··· DATA RECORDS ···
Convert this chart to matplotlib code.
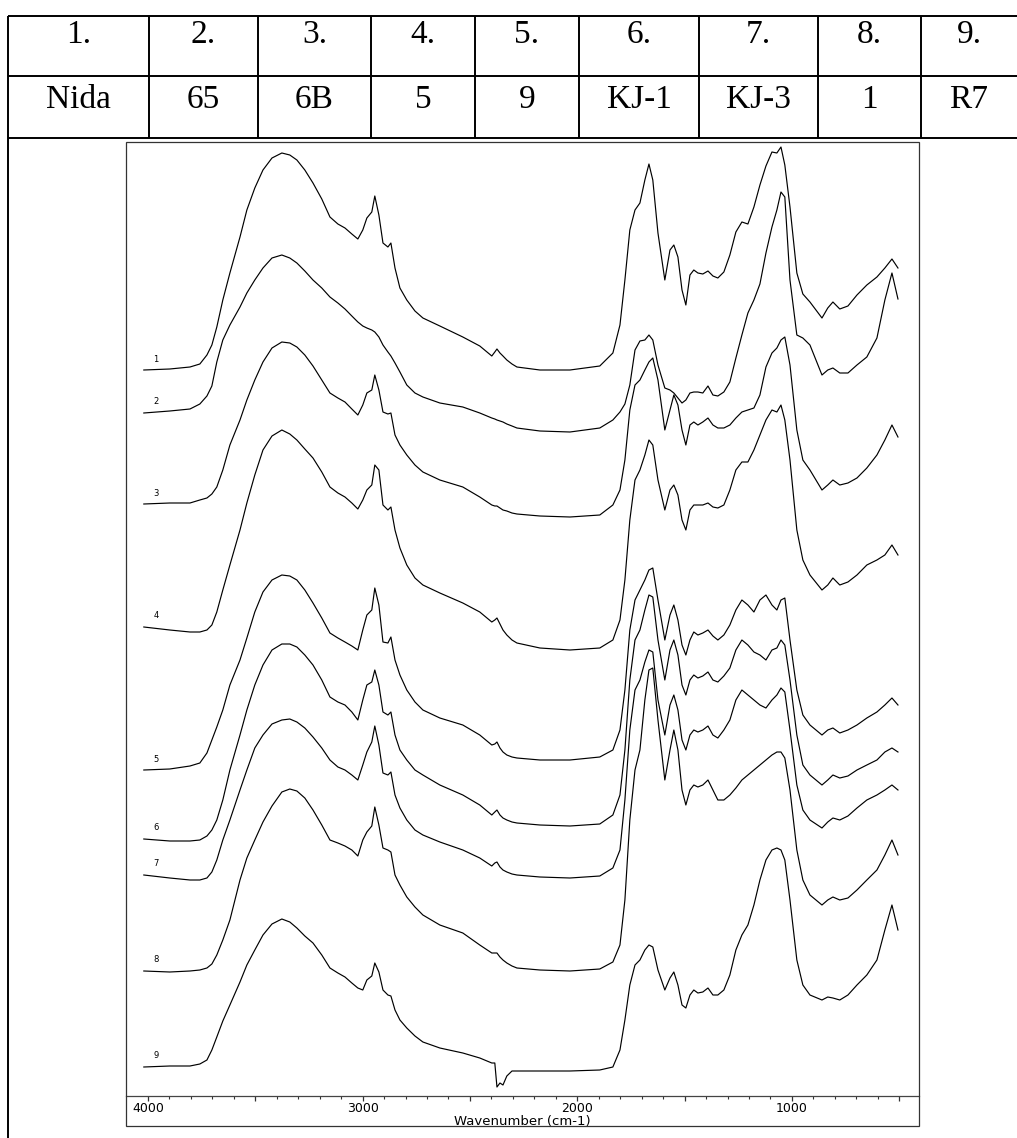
import matplotlib
matplotlib.use("Agg")
import matplotlib.pyplot as plt
import numpy as np
from matplotlib.ticker import FixedLocator, FuncFormatter
from matplotlib.patches import Rectangle

# table above the spectra
sample_numbers = ["1.", "2.", "3.", "4.", "5.", "6.", "7.", "8.", "9."]
sample_names = ["Nida", "65", "6B", "5", "9", "KJ-1", "KJ-3", "1", "R7"]
spectrum_labels = ["1", "2", "3", "4", "5", "6", "7", "8", "9"]

# wavenumber (cm-1) of the read points, shared by all spectra
wavenumber = [4019, 3898, 3804, 3758, 3725, 3702, 3679, 3651, 3618, 3571,
              3539, 3502, 3464, 3422, 3376, 3339, 3306, 3269, 3231, 3190,
              3152, 3115, 3082, 3050, 3022, 2999, 2980, 2957, 2943, 2924,
              2905, 2882, 2868, 2849, 2826, 2794, 2756, 2719, 2640, 2533,
              2454, 2398, 2384, 2374, 2360, 2346, 2328, 2304, 2281, 2174,
              2034, 1895, 1834, 1801, 1778, 1755, 1731, 1708, 1685, 1666,
              1648, 1624, 1592, 1568, 1550, 1531, 1512, 1494, 1475, 1457,
              1438, 1415, 1391, 1368, 1345, 1317, 1289, 1261, 1233, 1205,
              1177, 1149, 1121, 1093, 1070, 1051, 1033, 1009, 977, 949,
              916, 860, 833, 809, 777, 739, 697, 651, 604, 567,
              534, 506]

# stacked absorbance, arbitrary units
sp1 = [726, 727, 729, 732, 741, 751, 769, 796, 823, 859,
       886, 908, 926, 938, 943, 941, 936, 926, 913, 897,
       879, 872, 868, 862, 857, 866, 878, 884, 900, 881,
       853, 849, 853, 828, 808, 796, 785, 778, 770, 759,
       750, 740, 744, 747, 743, 740, 736, 732, 729, 726,
       726, 730, 743, 771, 816, 866, 886, 893, 916, 932,
       916, 863, 816, 846, 851, 839, 806, 791, 821, 826,
       823, 822, 825, 820, 818, 824, 841, 864, 874, 872,
       889, 911, 930, 944, 943, 949, 931, 889, 823, 802,
       794, 778, 788, 794, 787, 790, 801, 811, 819, 828,
       837, 828]
sp2 = [683, 685, 687, 692, 700, 710, 734, 756, 771, 789,
       803, 816, 828, 838, 841, 838, 833, 825, 816, 808,
       799, 793, 787, 780, 774, 770, 768, 766, 764, 759,
       751, 744, 740, 733, 724, 711, 703, 699, 693, 689,
       683, 678, 677, 676, 675, 674, 672, 670, 668, 665,
       664, 668, 676, 684, 692, 711, 746, 755, 756, 761,
       756, 731, 708, 706, 703, 698, 693, 696, 703, 704,
       704, 703, 710, 701, 700, 704, 714, 738, 761, 783,
       796, 812, 843, 869, 886, 904, 899, 816, 761, 758,
       751, 721, 726, 728, 723, 723, 731, 739, 758, 796,
       823, 797]
sp3 = [592, 593, 593, 596, 598, 602, 609, 626, 651, 676,
       696, 716, 734, 748, 754, 753, 749, 741, 730, 716,
       703, 698, 694, 687, 681, 691, 703, 706, 721, 706,
       684, 682, 683, 661, 651, 641, 631, 624, 616, 609,
       599, 591, 590, 590, 588, 586, 585, 583, 582, 580,
       579, 581, 591, 606, 636, 686, 711, 716, 726, 734,
       738, 716, 666, 686, 701, 691, 666, 651, 671, 674,
       671, 674, 678, 671, 668, 668, 671, 678, 684, 686,
       688, 701, 729, 743, 748, 756, 759, 731, 666, 636,
       626, 606, 611, 616, 611, 613, 618, 628, 641, 656,
       671, 659]
sp4 = [469, 466, 464, 464, 466, 471, 484, 506, 531, 566,
       593, 621, 646, 660, 666, 662, 656, 647, 638, 624,
       609, 603, 599, 593, 587, 596, 606, 611, 631, 626,
       591, 586, 589, 566, 548, 531, 518, 511, 503, 493,
       484, 474, 476, 478, 472, 466, 461, 456, 453, 448,
       446, 448, 456, 476, 516, 576, 616, 626, 641, 656,
       651, 616, 586, 606, 611, 601, 576, 566, 586, 591,
       591, 591, 593, 589, 588, 591, 606, 626, 634, 634,
       646, 661, 676, 686, 684, 691, 676, 636, 566, 536,
       521, 506, 511, 518, 511, 514, 521, 531, 536, 541,
       551, 541]
sp5 = [326, 327, 330, 333, 343, 356, 369, 386, 411, 436,
       458, 484, 504, 516, 521, 520, 516, 506, 493, 478,
       463, 458, 454, 450, 446, 466, 481, 486, 508, 491,
       454, 453, 459, 436, 421, 406, 394, 386, 378, 371,
       361, 351, 352, 354, 348, 344, 341, 339, 338, 336,
       336, 339, 346, 366, 406, 466, 496, 506, 516, 526,
       528, 496, 456, 481, 491, 476, 451, 441, 456, 464,
       461, 463, 466, 460, 456, 461, 471, 486, 496, 491,
       484, 496, 501, 491, 486, 496, 498, 456, 406, 381,
       371, 361, 366, 368, 363, 366, 371, 378, 384, 391,
       398, 391]
sp6 = [257, 255, 255, 256, 260, 266, 276, 296, 326, 361,
       386, 411, 431, 446, 452, 452, 449, 441, 431, 416,
       399, 394, 391, 384, 376, 396, 411, 414, 426, 411,
       384, 381, 384, 361, 346, 336, 326, 321, 311, 301,
       291, 281, 284, 286, 281, 278, 276, 274, 273, 271,
       270, 272, 281, 301, 346, 416, 456, 466, 486, 501,
       499, 456, 416, 446, 456, 441, 411, 401, 416, 421,
       418, 420, 424, 416, 414, 420, 428, 446, 456, 451,
       444, 441, 436, 446, 448, 456, 451, 416, 361, 331,
       321, 311, 316, 321, 318, 320, 326, 331, 336, 344,
       348, 344]
sp7 = [221, 218, 216, 216, 218, 224, 236, 256, 276, 306,
       326, 348, 361, 372, 376, 377, 374, 368, 359, 348,
       336, 329, 326, 321, 316, 331, 344, 354, 370, 351,
       323, 321, 324, 301, 288, 276, 266, 261, 254, 246,
       238, 230, 233, 234, 229, 226, 224, 222, 221, 219,
       218, 220, 228, 246, 296, 366, 406, 416, 434, 446,
       444, 396, 361, 391, 401, 386, 356, 346, 361, 366,
       364, 366, 370, 361, 358, 366, 376, 396, 406, 401,
       396, 391, 388, 396, 401, 408, 404, 366, 311, 286,
       276, 268, 274, 278, 276, 280, 288, 296, 301, 306,
       311, 306]
sp8 = [125, 124, 125, 126, 128, 132, 141, 156, 176, 216,
       238, 256, 274, 290, 304, 307, 305, 298, 286, 271,
       256, 253, 250, 246, 240, 256, 264, 270, 289, 271,
       248, 246, 244, 221, 211, 199, 189, 181, 171, 163,
       151, 143, 143, 143, 139, 136, 133, 130, 128, 126,
       125, 127, 134, 151, 196, 276, 326, 346, 396, 426,
       428, 376, 316, 346, 366, 346, 306, 291, 306, 311,
       309, 311, 316, 306, 296, 296, 301, 308, 316, 321,
       326, 331, 336, 341, 344, 344, 338, 306, 246, 216,
       201, 191, 196, 199, 196, 198, 206, 216, 226, 241,
       256, 241]
sp9 = [29, 30, 30, 32, 36, 46, 59, 75, 91, 114,
       131, 146, 161, 172, 177, 174, 168, 160, 153, 141,
       128, 123, 119, 113, 108, 106, 116, 120, 133, 124,
       106, 101, 100, 86, 76, 68, 60, 54, 48, 43,
       38, 33, 33, 9, 13, 11, 20, 25, 25, 25,
       25, 26, 29, 46, 76, 111, 131, 136, 146, 151,
       149, 126, 106, 118, 124, 111, 91, 88, 101, 106,
       103, 104, 108, 101, 101, 106, 121, 146, 161, 171,
       191, 216, 236, 246, 248, 246, 236, 196, 136, 111,
       101, 96, 99, 98, 96, 101, 111, 121, 136, 166,
       191, 166]

spectra = [sp1, sp2, sp3, sp4, sp5, sp6, sp7, sp8, sp9]

W, H = 1017, 1138
fig = plt.figure(figsize=(W / 100, H / 100), dpi=100)


def fx(px):
    return px / W


def fy(py):
    return 1 - py / H


# --- table drawn in pixel space of the page
tab = fig.add_axes([0, 0, 1, 1])
tab.set_xlim(0, W)
tab.set_ylim(H, 0)
tab.axis("off")
col_edges = [8, 149, 258, 371, 475, 579, 699, 818, 921, 1017]
for y in (16, 76, 138):
    tab.plot([8, W], [y, y], color="black", lw=1.4, solid_capstyle="butt")
tab.plot([8, 8], [16, H], color="black", lw=1.4, solid_capstyle="butt")
for x in col_edges[1:-1]:
    tab.plot([x, x], [16, 138], color="black", lw=1.4, solid_capstyle="butt")
for i, (num, name) in enumerate(zip(sample_numbers, sample_names)):
    cx = (col_edges[i] + col_edges[i + 1]) / 2
    tab.text(cx, 43, num, family="Liberation Serif", size=24, ha="center", va="baseline")
    tab.text(cx, 108, name, family="Liberation Serif", size=24, ha="center", va="baseline")

# --- spectra
ax = fig.add_axes([fx(126), fy(1096), fx(919) - fx(126), fy(142) - fy(1096)])
for sp in spectra:
    ax.plot(wavenumber, sp, color="black", lw=0.85, solid_joinstyle="round")
for lab, sp in zip(spectrum_labels, spectra):
    ax.text(3962, sp[0] + 11, lab, fontsize=6, ha="center", va="center")

ax.set_xlim(4102, 408)
ax.set_ylim(0, 954)
ax.set_yticks([])
for side in ("top", "left", "right"):
    ax.spines[side].set_visible(False)
ax.spines["bottom"].set_color("#444444")
ax.spines["bottom"].set_linewidth(0.9)
ax.patch.set_alpha(0)

ax.xaxis.set_major_locator(FixedLocator(np.arange(500, 4001, 500)))
ax.xaxis.set_minor_locator(FixedLocator(np.arange(500, 4001, 100)))
ax.xaxis.set_major_formatter(FuncFormatter(lambda v, p: f"{int(v)}" if v % 1000 == 0 else ""))
ax.tick_params(axis="x", which="major", direction="out", length=3.5, width=0.9,
               pad=1, labelsize=9, color="#333333")
ax.tick_params(axis="x", which="minor", direction="out", length=2, width=0.8, color="#333333")
ax.set_xlabel("Wavenumber (cm-1)", fontsize=9.5, labelpad=0)

frame = Rectangle((fx(126), fy(1126)), fx(919) - fx(126), fy(142) - fy(1126),
                  transform=fig.transFigure, fill=False, ec="#333333", lw=0.9)
fig.add_artist(frame)

fig.savefig("out.png", dpi=100)
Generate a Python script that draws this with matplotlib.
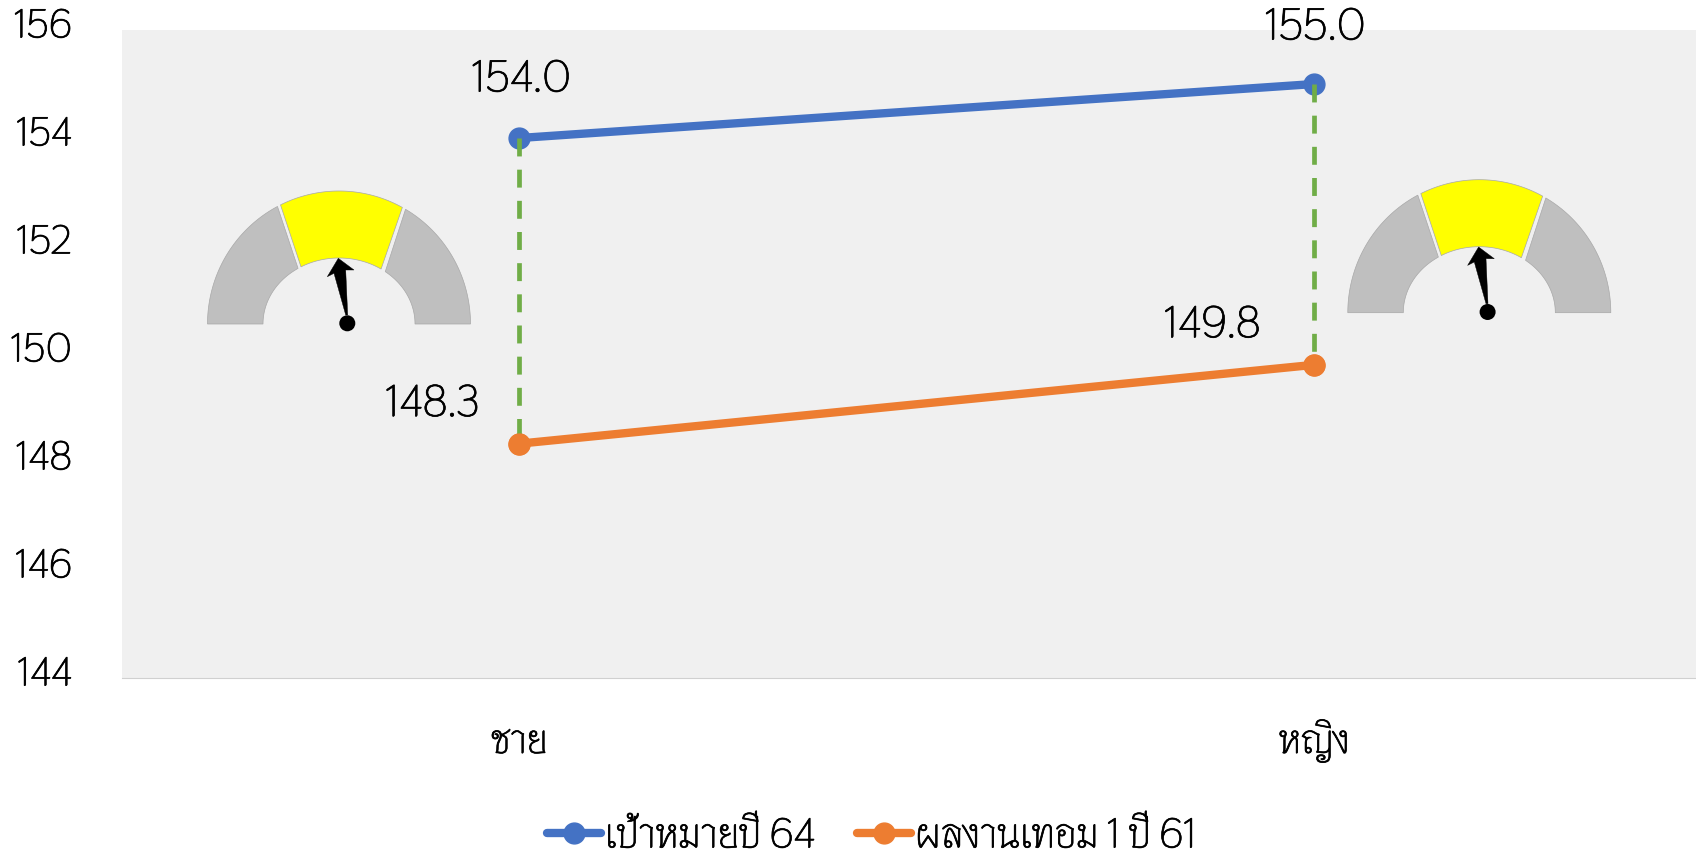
import numpy as np
import matplotlib
matplotlib.use("Agg")
import matplotlib.pyplot as plt
import matplotlib.patheffects as pe
from matplotlib.patches import Polygon, Circle
from matplotlib.text import Text
from matplotlib.transforms import ScaledTranslation

categories = ["ชาย", "หญิง"]
target_values = [154.0, 155.0]
actual_values = [148.34, 149.8]
target_name = "เป้าหมายปี 64"
actual_name = "ผลงานเทอม 1 ปี 61"
y_ticks = [144, 146, 148, 150, 152, 154, 156]

plt.rcParams["font.family"] = ["Thasadith", "Sarabun", "Noto Sans Thai", "Liberation Sans", "DejaVu Sans"]

W, H = 1696, 855
fig = plt.figure(figsize=(W / 100, H / 100), dpi=100)
L, T, R, B = 122, 30, 1696, 678
ax = fig.add_axes([L / W, 1 - B / H, (R - L) / W, (B - T) / H])
ax.set_facecolor("#F0F0F0")
ax.set_xlim(-0.5, 1.48)
ax.set_ylim(144, 156)
xs = list(range(len(categories)))

ax.plot(xs, target_values, color="#4472C4", lw=6, marker="o", ms=15, label=target_name,
        zorder=3, solid_capstyle="round")
ax.plot(xs, actual_values, color="#ED7D31", lw=6, marker="o", ms=15, label=actual_name,
        zorder=3, solid_capstyle="round")
for i in xs:
    ax.plot([i, i], [target_values[i], actual_values[i]], color="#70AD47", lw=3.4,
            dashes=(3.8, 2.8), dash_capstyle="butt", zorder=4)
    ax.plot([i], [actual_values[i]], color="#ED7D31", marker="o", ms=15, zorder=5)

for s in ["top", "left", "right"]:
    ax.spines[s].set_visible(False)
ax.spines["bottom"].set_color("#D0D0D0")
ax.set_yticks(y_ticks)
ax.set_xticks(xs, categories)
ax.tick_params(length=0)
ax.tick_params(axis="y", labelsize=29, pad=36)
ax.tick_params(axis="x", labelsize=29, pad=54)
shift = ScaledTranslation(0, 7 / 100, fig.dpi_scale_trans)
for t in ax.get_yticklabels():
    t.set_transform(t.get_transform() + shift)
for t in ax.get_xticklabels():
    t.set_va("baseline")

for i, v, dx, dy in [(0, target_values[0], 2, 59), (1, target_values[1], 1, 57),
                     (0, actual_values[0], -87, 40), (1, actual_values[1], -102, 40)]:
    ax.annotate(f"{v:.1f}", (i, v), xytext=(dx, dy), textcoords="offset pixels",
                fontsize=32, color="black", ha="center", va="center", annotation_clip=False)

leg = ax.legend(loc="center", bbox_to_anchor=(872 / W, 1 - 835 / H), bbox_transform=fig.transFigure,
                ncol=2, frameon=False, fontsize=30, handlelength=1.3, columnspacing=1.0,
                handletextpad=0.08, borderpad=0, borderaxespad=0)

for t in fig.findobj(Text):
    t.set_path_effects([pe.withStroke(linewidth=0.5, foreground="black")])

ov = fig.add_axes([0, 0, 1, 1])
ov.set_xlim(0, W)
ov.set_ylim(H, 0)
ov.axis("off")
ov.patch.set_alpha(0)


def segment(cx, cy, o1, o2, i1, i2, color):
    oa = np.radians(np.linspace(o1, o2, 60))
    ia = np.radians(np.linspace(i2, i1, 60))
    pts = list(zip(cx + 131.5 * np.cos(oa), cy - 133 * np.sin(oa)))
    pts += list(zip(cx + 76 * np.cos(ia), cy - 66 * np.sin(ia)))
    ov.add_patch(Polygon(pts, closed=True, fc=color, ec="#A8A8A8", lw=0.5))


def gauge(cx, cy):
    segment(cx, cy, 180, 117.9, 180, 122.6, "#BFBFBF")
    segment(cx, cy, 116.4, 61.2, 120, 56.4, "#FFFF00")
    segment(cx, cy, 59.6, 0, 52.5, 0, "#BFBFBF")
    needle = [(-0.7, -65.7), (15, -54), (6.7, -54), (8.7, -9), (6.7, -9), (-5, -50.7), (-11.7, -47.3)]
    ov.add_patch(Polygon([(cx + a, cy + b) for a, b in needle], fc="black", ec="black", lw=0.3))
    ov.add_patch(Circle((cx + 8.3, cy - 0.7), 8, fc="black", ec="none"))


gauge(339, 324)
gauge(1479.3, 312.7)
fig.savefig("out.png", dpi=100)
···
**WORK TO BE COMPLETED**
Tell how many lines include "this". The number is the whole answer.

**EXERCISE ANSWER**
2